With reference again to Figure 2 of the drawings, for a given total air flow through the down pipe 20 and into the vacuum chamber 34 (see Figurei ) via the boom 16, the air flow through the part of the passage defined in the boom pipe 42 downstream of the perforated section 56 is determined by the airflow through the bypass airflow passage 52. This is determined by the position of the sleeve member 60, as is described above. By increasing the portion of the total air flow that passes through the bypass air flow passage 52, the air flow through the said part of the passage in the pipe 42 is reduced and, particularly, its velocity also is reduced. So is the velocity of material operatively transported by the air flow. By suitably controlling air flow through the said part of the passage in the pipe 42, it is envisaged that, in the case of particulate material being unloaded by the unit 10 of Figure 1 , the velocity of such particles may be reduced to a level at which the degree of fragmentation of the particles upon impact with stationary material in the chamber 34 (see Figure 1) is limited to an acceptable level. The perforated section 56 serves also as screening means for preventing particulate material from entering the bypass airflow passage 52.
Figure 10 shows a part of an unloader unit, in accordance with the invention, including an alternative arrangement of telescopic pipe sections to that shown in Figures 6 and 7. Figure 10 shows many features that are similar to features shown in Figures 6 and 7. Such similar features are again designated by the same reference numerals as before and are not described again.
The arrangement of pipe sections comprises three rigid pipe sections 112.1 , 112.2, and
112.3. The section 112.1 forms a top end section of the down pipe of the unit whereas the section 112.3 forms an end section of the boom pipe 42, particularly of an end pipe segment 113 of the pipe 42. The section 112.2 is an intermediate section intermediate
the sections 112.1 and 112.3 and the joint 24 includes an arm 114 via which the section 112.2 is pivotally connected to the arms 98 and 100. The sections 112.1 to 112.3 define an arrangement of pipe sections defining a constant radius arc around the axis 102 of the pivot joint 24. Through telescopic displacement of the pipe sections 112.1 to 112.3, pivot displacement of the joint 24 is accommodated.

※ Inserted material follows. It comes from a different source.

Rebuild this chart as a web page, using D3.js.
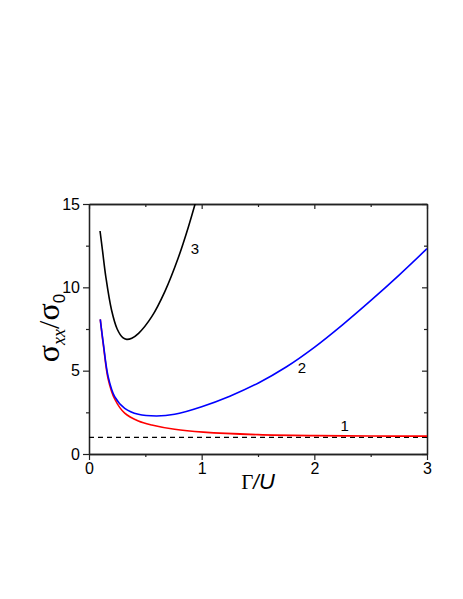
<!DOCTYPE html>
<html><head><meta charset="utf-8">
<script src="https://cdn.jsdelivr.net/npm/d3@7"></script>
<style>body{margin:0;background:#fff}</style>
</head><body>
<svg id="c" width="463" height="599"></svg>
<script>
const xTicks = [0, 1, 2, 3];
const yTicks = [0, 5, 10, 15];
const xMinor = [0.5, 1.5, 2.5];
const yMinor = [2.5, 7.5, 12.5];

const curve1X = [0.1, 0.13, 0.17, 0.228, 0.317, 0.438, 0.557, 0.76, 1.015, 1.5, 2.02, 2.5, 3.0];
const curve1Y = [8.08, 6.4, 4.5, 3.3, 2.45, 1.98, 1.74, 1.48, 1.31, 1.16, 1.10, 1.08, 1.07];

const curve2X = [0.1, 0.127, 0.17, 0.228, 0.317, 0.438, 0.6, 0.76, 1.0, 1.25, 1.5, 1.75, 2.0, 2.25, 2.5, 2.75, 3.0];
const curve2Y = [8.08, 6.64, 4.64, 3.44, 2.74, 2.38, 2.28, 2.38, 2.84, 3.47, 4.25, 5.22, 6.4, 7.75, 9.2, 10.72, 12.32];

const curve3X = [0.098, 0.12, 0.15, 0.2, 0.25, 0.3, 0.335, 0.38, 0.44, 0.557, 0.674, 0.79, 0.88, 0.95];
const curve3Y = [13.38, 12.2, 10.6, 8.64, 7.5, 6.98, 6.88, 6.95, 7.24, 8.24, 9.76, 11.73, 13.58, 15.2];

const refX = [0, 3];
const refY = [1, 1];

const labelText = ["1", "2", "3"];
const labelX = [2.27, 1.89, 0.94];
const labelY = [1.64, 5.1, 12.25];

const svg = d3.select("#c");
const L = 89, R = 427, T = 204, B = 454;
const x = d3.scaleLinear().domain([0, 3]).range([L, R]);
const y = d3.scaleLinear().domain([0, 15]).range([B, T]);

const axisColor = "#222";
const font = "'Liberation Sans', Arial, sans-serif";
const serif = "'Liberation Serif', 'Times New Roman', serif";

svg.append("defs").append("clipPath").attr("id", "clip")
  .append("rect").attr("x", L).attr("y", T).attr("width", R - L).attr("height", B - T);

function styleAxis(g) {
  g.select(".domain").attr("stroke", axisColor).attr("stroke-width", 1.3);
  g.selectAll(".tick line").attr("stroke", axisColor).attr("stroke-width", 1.2);
  g.selectAll(".tick text").attr("font-family", font).attr("font-size", 16).attr("fill", "#000");
}
svg.append("g").attr("transform", `translate(0,${B})`)
  .call(d3.axisBottom(x).tickValues(xTicks).tickFormat(d3.format("d")).tickSizeOuter(0).tickSizeInner(6).tickPadding(3)).call(styleAxis);
svg.append("g").attr("transform", `translate(0,${B})`)
  .call(d3.axisBottom(x).tickValues(xMinor).tickFormat("").tickSizeOuter(0).tickSizeInner(3)).call(styleAxis);
svg.append("g").attr("transform", `translate(${L},0)`)
  .call(d3.axisLeft(y).tickValues(yTicks).tickFormat(d3.format("d")).tickSizeOuter(0).tickSizeInner(6).tickPadding(3)).call(styleAxis);
svg.append("g").attr("transform", `translate(${L},0)`)
  .call(d3.axisLeft(y).tickValues(yMinor).tickFormat("").tickSizeOuter(0).tickSizeInner(3)).call(styleAxis);
svg.append("g").attr("transform", `translate(0,${T})`)
  .call(d3.axisTop(x).tickValues(xTicks).tickFormat("").tickSizeOuter(0).tickSizeInner(-5)).call(styleAxis);
svg.append("g").attr("transform", `translate(0,${T})`)
  .call(d3.axisTop(x).tickValues(xMinor).tickFormat("").tickSizeOuter(0).tickSizeInner(-3)).call(styleAxis);
svg.append("g").attr("transform", `translate(${R},0)`)
  .call(d3.axisRight(y).tickValues(yTicks).tickFormat("").tickSizeOuter(0).tickSizeInner(-5)).call(styleAxis);
svg.append("g").attr("transform", `translate(${R},0)`)
  .call(d3.axisRight(y).tickValues(yMinor).tickFormat("").tickSizeOuter(0).tickSizeInner(-3)).call(styleAxis);

const line = d3.line().x(d => x(d[0])).y(d => y(d[1])).curve(d3.curveCatmullRom.alpha(0.5));
const plot = svg.append("g").attr("clip-path", "url(#clip)");

plot.append("path").datum(d3.zip(refX, refY)).attr("d", d3.line().x(d => x(d[0])).y(d => y(d[1])))
  .attr("fill", "none").attr("stroke", "#000").attr("stroke-width", 1.3).attr("stroke-dasharray", "5,4");
plot.append("path").datum(d3.zip(curve1X, curve1Y)).attr("d", line)
  .attr("fill", "none").attr("stroke", "#ff0000").attr("stroke-width", 1.6);
plot.append("path").datum(d3.zip(curve2X, curve2Y)).attr("d", line)
  .attr("fill", "none").attr("stroke", "#0000ff").attr("stroke-width", 1.6);
plot.append("path").datum(d3.zip(curve3X, curve3Y)).attr("d", line)
  .attr("fill", "none").attr("stroke", "#000").attr("stroke-width", 1.6);

svg.selectAll("text.lab").data(labelText).enter().append("text").attr("class", "lab")
  .attr("x", (d, i) => x(labelX[i])).attr("y", (d, i) => y(labelY[i]))
  .attr("text-anchor", "middle").attr("dominant-baseline", "middle")
  .attr("font-family", font).attr("font-size", 15).text(d => d);

// x-axis title: Γ/U
const xt = svg.append("text").attr("x", 258).attr("y", 489).attr("text-anchor", "middle");
xt.append("tspan").attr("font-family", serif).attr("font-size", 21).text("Γ");
xt.append("tspan").attr("font-family", font).attr("font-size", 20).attr("font-style", "italic").text("/");
xt.append("tspan").attr("font-family", font).attr("font-size", 22).attr("font-style", "italic").text("U");

// y-axis title: σ_xx/σ_0
const yt = svg.append("text").attr("transform", "translate(59,328) rotate(-90)").attr("text-anchor", "middle");
yt.append("tspan").attr("font-family", serif).attr("font-size", 32).text("σ");
yt.append("tspan").attr("font-family", serif).attr("font-style", "italic").attr("font-size", 18).attr("dy", 6).text("xx");
yt.append("tspan").attr("font-family", serif).attr("font-size", 30).attr("dy", -6).text("/");
yt.append("tspan").attr("font-family", serif).attr("font-size", 32).text("σ");
yt.append("tspan").attr("font-family", font).attr("font-size", 17).attr("dy", 6).text("0");
</script>
</body></html>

With reference to Figure 11 , instead of the arrangement shown in Figure 2 for controlling air flow through a portion of the passage within the pipe 42 of the unit 10 of Figure 1 , another embodiment of a bulk materials handling unit, in accordance with the invention, includes an arrangement as shown in Figure 11. The unit particularly is an unloader unit similar to the unit 10 of Figure 1 and includes a boom pipe 116 and a bypass pipe 118 running along side it and parallel to it. The bypass pipe 118 defines therein a bypass air flow passage 120 which, at its downstream end, is in communication with the chamber defined in the pressure vessel of the unit and, at its upstream end, to the passage defined in the pipe 116 near its upstream end via an inlet 122. The pipe 118 has air flow control means including a butterfly valve 124 for controlling airflow through the bypass air flow passage 120 - the equivalent of the control of air flow through the bypass air flow passage 52 (see Figure 2) via the sleeve 60. Again, by controlling the air flow through the bypass air flow passage 120, the velocity of the air flow in the pipe 116 is effectively controlled. The purpose of such control is the same as was described above in relation to the unloader unit 10, particularly its boom 16, and, as such, will not be described again.